Malawi’s  “Marriage, Divorce and Family Relations Law” came into effect today, and will impact LGBT Malawians.

The law, signed by the country’s President Peter Mutharika on Wednesday, strengthens definitions of marriage and co-habiting relationships as being between a man and a woman. and prevents any other form of relationship from gaining legal recognition.

It also defines a person’s sex as “determined at birth”, hence sex, for the purpose of marriage, will continue to be regarded as one’s sex at birth.

The lawstates: “Such a determination of sex at birth avoids any potential problems caused by transsexuals or persons who have undergone sex-changing surgery later in life from marrying a person, prior to that sex-changing surgery was of the same sex as them.”

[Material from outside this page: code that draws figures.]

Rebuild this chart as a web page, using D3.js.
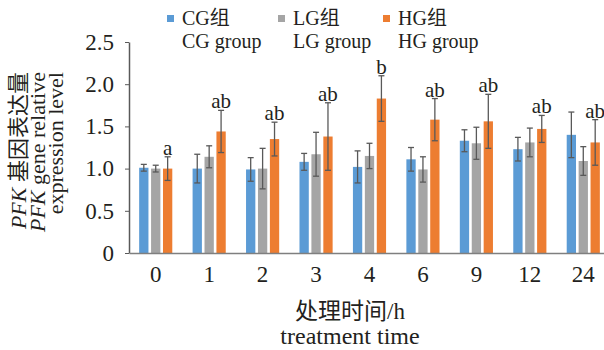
<!DOCTYPE html>
<html>
<head>
<meta charset="utf-8">
<script src="https://cdn.jsdelivr.net/npm/d3@7"></script>
<style>
  body { margin: 0; background: #fff; }
  text { font-family: "Liberation Serif", "Noto Sans CJK SC", serif; fill: #231f20; }
</style>
</head>
<body>
<svg id="chart"></svg>
<script>
// time points (h)
const categories = ["0", "1", "2", "3", "4", "6", "9", "12", "24"];
const groups = ["CG", "LG", "HG"];
const groupNames = ["CG组", "LG组", "HG组"];
const groupNamesEn = ["CG group", "LG group", "HG group"];
const colors = ["#5b9bd5", "#a5a5a5", "#ed7d31"];

const cgValues = [1.01, 1.00, 0.99, 1.08, 1.02, 1.11, 1.33, 1.23, 1.40];
const lgValues = [1.00, 1.14, 1.00, 1.17, 1.15, 0.99, 1.30, 1.31, 1.09];
const hgValues = [1.00, 1.44, 1.35, 1.38, 1.83, 1.58, 1.56, 1.47, 1.31];
const cgErr = [0.04, 0.17, 0.14, 0.10, 0.19, 0.14, 0.13, 0.14, 0.27];
const lgErr = [0.04, 0.13, 0.24, 0.26, 0.15, 0.15, 0.19, 0.17, 0.17];
const hgErr = [0.14, 0.25, 0.20, 0.40, 0.27, 0.25, 0.32, 0.16, 0.27];
const letters = ["a", "ab", "ab", "ab", "b", "ab", "ab", "ab", "ab"];
const yTicks = [0, 0.5, 1.0, 1.5, 2.0, 2.5];

const width = 604, height = 350;
const svg = d3.select("#chart").attr("width", width).attr("height", height);

const x = d3.scaleBand().domain(categories).range([129, 610])
    .paddingInner(0.38).paddingOuter(0.19);
const xSub = d3.scaleBand().domain(groups).range([0, x.bandwidth()]).paddingInner(0.22);
const y = d3.scaleLinear().domain([0, 2.5]).range([253, 42]);

const values = [cgValues, lgValues, hgValues];
const errs = [cgErr, lgErr, hgErr];

const rows = [];
categories.forEach((c, i) => {
    groups.forEach((g, j) => {
        rows.push({cat: c, grp: g, j: j, v: values[j][i], e: errs[j][i]});
    });
});

// bars
svg.append("g").selectAll("rect")
    .data(rows)
    .join("rect")
    .attr("x", d => x(d.cat) + xSub(d.grp))
    .attr("y", d => y(d.v))
    .attr("width", xSub.bandwidth())
    .attr("height", d => y(0) - y(d.v))
    .attr("fill", d => colors[d.j]);

// error bars
const eb = svg.append("g").attr("stroke", "#595959").attr("stroke-width", 1.3);
rows.forEach(d => {
    const cx = x(d.cat) + xSub(d.grp) + xSub.bandwidth() / 2;
    const top = y(d.v + d.e), bot = y(d.v - d.e);
    eb.append("line").attr("x1", cx).attr("x2", cx).attr("y1", top).attr("y2", bot);
    eb.append("line").attr("x1", cx - 3).attr("x2", cx + 3).attr("y1", top).attr("y2", top);
    eb.append("line").attr("x1", cx - 3).attr("x2", cx + 3).attr("y1", bot).attr("y2", bot);
});

// significance letters above HG bars
svg.append("g").selectAll("text")
    .data(categories)
    .join("text")
    .attr("x", (c, i) => x(c) + xSub("HG") + xSub.bandwidth() / 2)
    .attr("y", (c, i) => y(hgValues[i] + hgErr[i]) - 2)
    .attr("text-anchor", "middle")
    .attr("font-size", 21)
    .text((c, i) => letters[i]);

// y axis
const yAxis = svg.append("g")
    .attr("transform", "translate(129,0)")
    .call(d3.axisLeft(y).tickValues(yTicks).tickSize(4).tickSizeOuter(0)
        .tickFormat(d => d === 0 ? "0" : d3.format(".1f")(d)));
yAxis.select(".domain").attr("stroke", "#595959").attr("stroke-width", 1.5);
yAxis.selectAll(".tick line").attr("stroke", "#595959");
yAxis.selectAll(".tick text").attr("font-size", 23).attr("x", -15)
    .attr("font-family", "Liberation Serif").attr("fill", "#231f20");

// x axis
const xAxis = svg.append("g")
    .attr("transform", "translate(0,253)")
    .call(d3.axisBottom(x).tickSize(0).tickSizeOuter(0));
xAxis.select(".domain").attr("stroke", "#7f7f7f").attr("stroke-width", 1.5);
xAxis.selectAll(".tick text").attr("font-size", 23).attr("dy", "1.15em")
    .attr("font-family", "Liberation Serif").attr("fill", "#231f20");

// x axis title
svg.append("text").attr("x", 350).attr("y", 319).attr("text-anchor", "middle")
    .attr("font-size", 23).text("处理时间/h");
svg.append("text").attr("x", 350).attr("y", 344).attr("text-anchor", "middle")
    .attr("font-size", 24).text("treatment time");

// y axis title
const yTitle = [
    {x: 26, parts: [["PFK", true], [" 基因表达量", false]]},
    {x: 45, parts: [["PFK", true], [" gene relative", false]]},
    {x: 63, parts: [["expression level", false]]}
];
yTitle.forEach(t => {
    const tx = svg.append("text")
        .attr("transform", `translate(${t.x},72) rotate(-90)`)
        .attr("text-anchor", "end")
        .attr("font-size", 22);
    t.parts.forEach(p => {
        tx.append("tspan").attr("font-style", p[1] ? "italic" : "normal").text(p[0]);
    });
});

// legend
const legendX = [167, 278, 383];
const legend = svg.append("g");
groups.forEach((g, j) => {
    legend.append("rect").attr("x", legendX[j]).attr("y", 15).attr("width", 7).attr("height", 7)
        .attr("fill", colors[j]);
    legend.append("text").attr("x", legendX[j] + 15).attr("y", 25).attr("font-size", 20)
        .text(groupNames[j]);
    legend.append("text").attr("x", legendX[j] + 15).attr("y", 48).attr("font-size", 20)
        .text(groupNamesEn[j]);
});
</script>
</body>
</html>
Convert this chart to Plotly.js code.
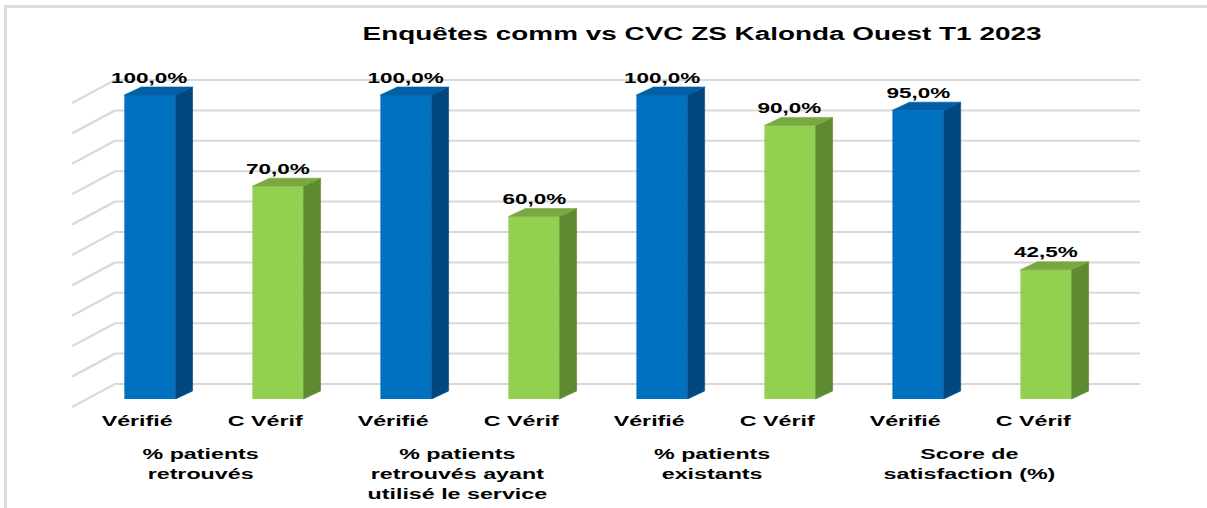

The law also mentions gay sex as being comparable to rape and sexual harassment.

While human rights groups have praised provisions in the bill that change the minimum age for marriage to 18, which is intended to help prevent child marriage, they have condemned the harsh restrictions for LGBT people.

Jessica Stern, executive director of The International Gay and Lesbian Human Rights Commission said: “It’s appalling that a law that attempts to address a serious human rights abuse like child and forced marriage would then also target Malawians for discrimination based on sexual orientation or gender identity.

“It is stunning that the United Nations so far has been unwilling to state unequivocally that it rejects the discriminatory aspects of this law.

“It’s especially distressing because these discriminatory provisions discredit a bill that otherwise would provide much needed protection for girls—including gender non-conforming girls—from early and forced marriages.”